History influences fashion and the opposite holds true too. By examining women’s daily wear from the 18th until the 20th century, the exhibition ‘Living fashion’ explores the impact of clothing on the everyday lives of middle class women in Western Europe. Fact is, the changing nature of peoples’ lifestyles altered what made up their wardrobes, with the rise of the middle class in the 19th century, for instance, bringing about a new way of life for many, new possibilities to spend ones leisure time and the growth of consumerism. The 90 outfits on show all stem from the 2,500 pieces-strong collection of amateur Dutch fashion historian Jacoba de Jonge, who began collecting outfits from age 16.

Until 12th August
Fashion Museum Province of Antwerp – MoMu, Nationalestraat 28 – 2000 Antwerp

30 years Demo vs 10 years Lefto, Ghent

Democrazy, the reputed Ghent gig venue renowned for its ability to find the freshest acts and genre-breaking events celebrates its 30th birthday this weekend.

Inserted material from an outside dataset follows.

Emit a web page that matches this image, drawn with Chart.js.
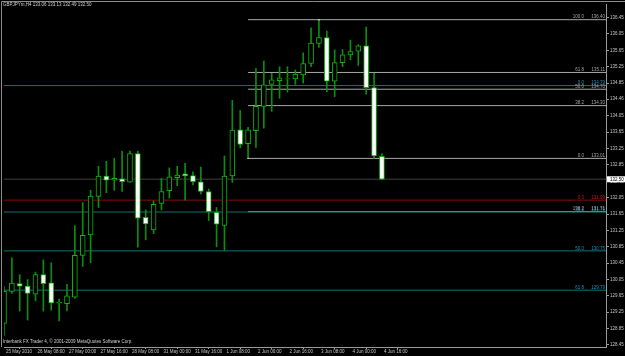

Reason enough, so, for the organisers to launch a week-long birthday bash, kicked off with a sold-out Pete Doherty concert. This weekend’s highlight: An evening of music by Belgian producer and radio presenter Lefto who co-runs the B9000 label and has played all over Europe. The impressive line-up ranges from Detroit underground DJ Theo Parrish to Floating Points, Dimlite, DJ Nu-Mark and hip hop crew 2morrows Victory. A birthday bash to remember.

13th April
Democrazy, Minnemeers 4 – 9000 Ghent

The End, Ghent

Kris Martin - 'The End' , courtesy Johann König

Feeling the need to declare on their website that “this is not a bad joke”, the Hoet Bekaert Gallery has launched its last exhibition ever. Seriously. After nine years, 68 shows and 17 projects, the owners have decided it’s time to leave the traditional gallery venue behind and continue their work in new, changing spaces, both here in Belgium and abroad. Having inaugurated the gallery back in 2003 with an exhibition of  Belgian-born Kris Martin’s artworks, they now finish off with a show by the same artist. Goodbye and good luck!